Into this framework are fitted the various groups of characters. Oberon (Robin Blaze) is resplendent in green silk pajamas, green dressing gown, heavy make-up and green hair. Titania (Sarah Tynan) first appears in a blue silk ball gown, carrying the changeling as a baby, but when retiring she discards the gown to reveal a shortie slip nightdress. Her fairies (all played by members of Trinity Boys Choir) are green and blue clad butlers. The lovers are all in white with costumes of a variety of nineteenth century periods. The mechanicals are all dressed in realistic nineteenth century working men's dress.

Blaze's Oberon is musically distinguished and beautifully understated. Blaze does not try to do too much with the role, but allows his curious appearance, haunting voice and sheer musicality to create a fine, otherworldly presence.
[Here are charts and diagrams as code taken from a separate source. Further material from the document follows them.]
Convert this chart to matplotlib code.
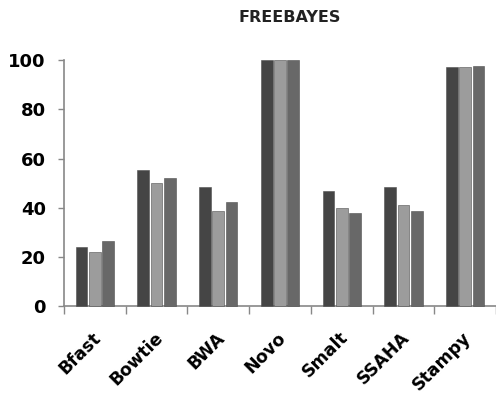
import numpy as np
import matplotlib.pyplot as plt
from matplotlib.transforms import ScaledTranslation

# data
tools = ["Bfast", "Bowtie", "BWA", "Novo", "Smalt", "SSAHA", "Stampy"]
series_a = [24.2, 55.3, 48.4, 100, 46.8, 48.4, 97.4]
series_b = [22.1, 50.0, 38.9, 100, 39.8, 41.1, 97.3]
series_c = [26.5, 52.2, 42.3, 100, 37.8, 38.9, 97.8]

colors = ["#454545", "#9c9c9c", "#686868"]

fig = plt.figure(figsize=(4.96, 3.98), dpi=100)
ax = fig.add_axes([0.129, 0.23, 0.871, 0.619])

x = np.arange(len(tools))
w = 0.19
step = 0.215
for k, (vals, c) in enumerate(zip([series_a, series_b, series_c], colors)):
    ax.bar(x + (k - 1) * step, vals, width=w, color=c, edgecolor="#505050",
           linewidth=0.4, clip_on=False, zorder=3)

ax.set_xlim(-0.5, len(tools) - 0.5)
ax.set_ylim(0, 100)
ax.set_yticks([0, 20, 40, 60, 80, 100])

# x ticks sit between categories, names drawn as rotated texts
ax.set_xticks(np.arange(-0.5, len(tools), 1.0))
ax.set_xticklabels([])
ax.tick_params(axis="x", length=6, width=1, color="#888888", direction="out")
shift = ax.get_xaxis_transform() + ScaledTranslation(-0.03, -0.22, fig.dpi_scale_trans)
for xi, name in zip(x, tools):
    ax.text(xi, 0, name, transform=shift, rotation=45, ha="right", va="top",
            rotation_mode="anchor", fontsize=12.5, fontweight="bold",
            family="DejaVu Sans")

ax.tick_params(axis="y", length=4, width=1, color="#888888", pad=9,
               labelsize=13)
for lab in ax.get_yticklabels():
    lab.set_fontweight("bold")
    lab.set_family("DejaVu Sans")

for side in ["top", "right"]:
    ax.spines[side].set_visible(False)
for side in ["left", "bottom"]:
    ax.spines[side].set_color("#888888")
    ax.spines[side].set_linewidth(1.2)

fig.text(0.585, 0.955, "FREEBAYES", ha="center", va="center", fontsize=11.5,
         fontweight="bold", color="#222222", family="DejaVu Sans")

fig.savefig("out.png", dpi=100)
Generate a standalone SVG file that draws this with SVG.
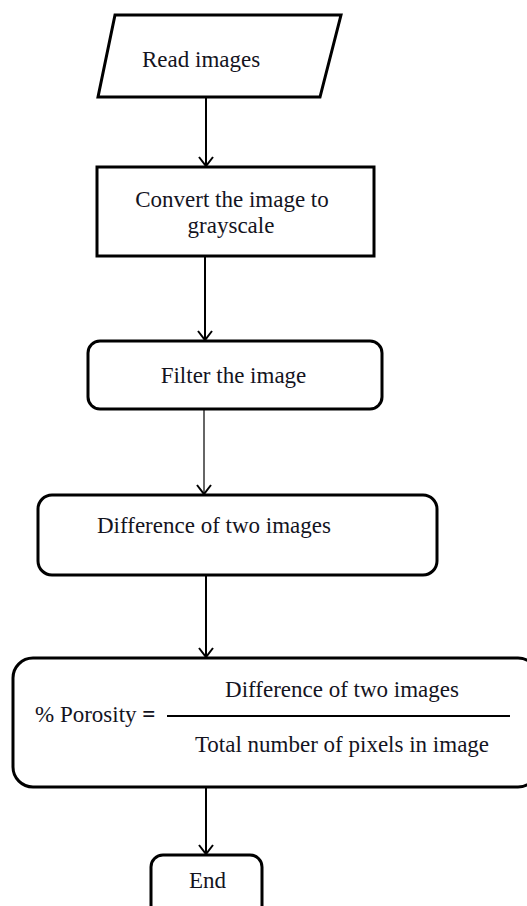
<svg xmlns="http://www.w3.org/2000/svg" width="527" height="906" viewBox="0 0 527 906">
<style>
.box{fill:#fff;stroke:#000;stroke-width:3}
.t{font-family:"Liberation Serif","Times New Roman",serif;font-size:23px;fill:#14141e}
.c{stroke:#000;stroke-width:2;fill:none}
</style>
<defs>
<marker id="ah" markerUnits="userSpaceOnUse" markerWidth="20" markerHeight="20" refX="12" refY="10" orient="auto" viewBox="0 0 20 20">
<polyline points="3,3 12,10 3,17" fill="none" stroke="#000" stroke-width="2"/>
</marker>
</defs>
<rect width="527" height="906" fill="#fff"/>
<g id="connectors">
<line class="c" x1="206" y1="97" x2="206" y2="166" marker-end="url(#ah)"/>
<line class="c" x1="205" y1="256" x2="205" y2="340" marker-end="url(#ah)"/>
<line x1="204" y1="409" x2="204" y2="494" style="stroke:#333;stroke-width:1.5" marker-end="url(#ah)"/>
<line class="c" x1="206" y1="575" x2="206" y2="657" marker-end="url(#ah)"/>
<line class="c" x1="206" y1="787" x2="206" y2="854" marker-end="url(#ah)"/>
</g>
<g id="read">
<polygon class="box" points="115,15 341,15 320,97 98,97"/>
<text class="t" x="142" y="67">Read images</text>
</g>
<g id="convert">
<rect class="box" x="97" y="167" width="277" height="89"/>
<text class="t" x="232" y="207" text-anchor="middle">Convert the image to</text>
<text class="t" x="231" y="233" text-anchor="middle">grayscale</text>
</g>
<g id="filter">
<rect class="box" x="88" y="341" width="294" height="68" rx="12"/>
<text class="t" x="233.5" y="383" text-anchor="middle">Filter the image</text>
</g>
<g id="difference">
<rect class="box" x="38" y="495" width="399" height="80" rx="14"/>
<text class="t" x="97" y="533">Difference of two images</text>
</g>
<g id="porosity">
<rect class="box" x="13" y="658" width="525" height="129" rx="20"/>
<text class="t" x="35" y="722">% Porosity <tspan font-weight="bold">=</tspan></text>
<line x1="167" y1="716" x2="510" y2="716" stroke="#000" stroke-width="2"/>
<text class="t" x="342" y="697" text-anchor="middle">Difference of two images</text>
<text class="t" x="342" y="752" text-anchor="middle">Total number of pixels in image</text>
</g>
<g id="end">
<rect class="box" x="151" y="855" width="111" height="70" rx="12"/>
<text class="t" x="207.5" y="888" text-anchor="middle">End</text>
</g>
</svg>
It helps that Blaze, like Deller, is a fine Purcellian so that such high-points as 'I know a bank' were beautifully shaped. In the vast cavern that is the Coliseum, there were no audibility problems, but then the role seems to lie well in Blaze's voice, unlike some other counter-tenors that I have heard in the role recently. It is often forgotten that Deller had a low-ish, rather traditional Cathedral male alto range to his voice. In our excitement at discovering other uses for this voice, we are in danger of raising a breed of counter-tenor for whom Oberon is uncomfortably low.

Peter Rose (Bottom as Pyramus) in Britten's 'A Midsummer Night's Dream'. Photo © 2004 Bill Cooper
Peter Rose (Bottom as Pyramus) in Britten's 'A Midsummer Night's Dream'. Photo © 2004 Bill Cooper

Sarah Tynan made an attractive figure as Titania. A recent member of the ENO's Young Singers programme, she has the physique to carry off Titania's rather skimpy night attire. But she has a lovely rich voice which encompasses the coloratura of the role and she used it to create a delightfully imperious Titania who fell hilariously and devotedly (and very amorously) in love with Peter Rose's Bottom. As Oberon's side-kick, Puck, Emil Wolk was a mature man rather than a young figure. His Puck was mischievous but devoted to Oberon. He gave the role great physicality, in fact more than Britten probably envisaged as he produced a constant supply of sight gags which I found rather annoying. But he played very freely with the written rhythms of Puck's role and for me the role works best when Britten's rhythms are adhered to.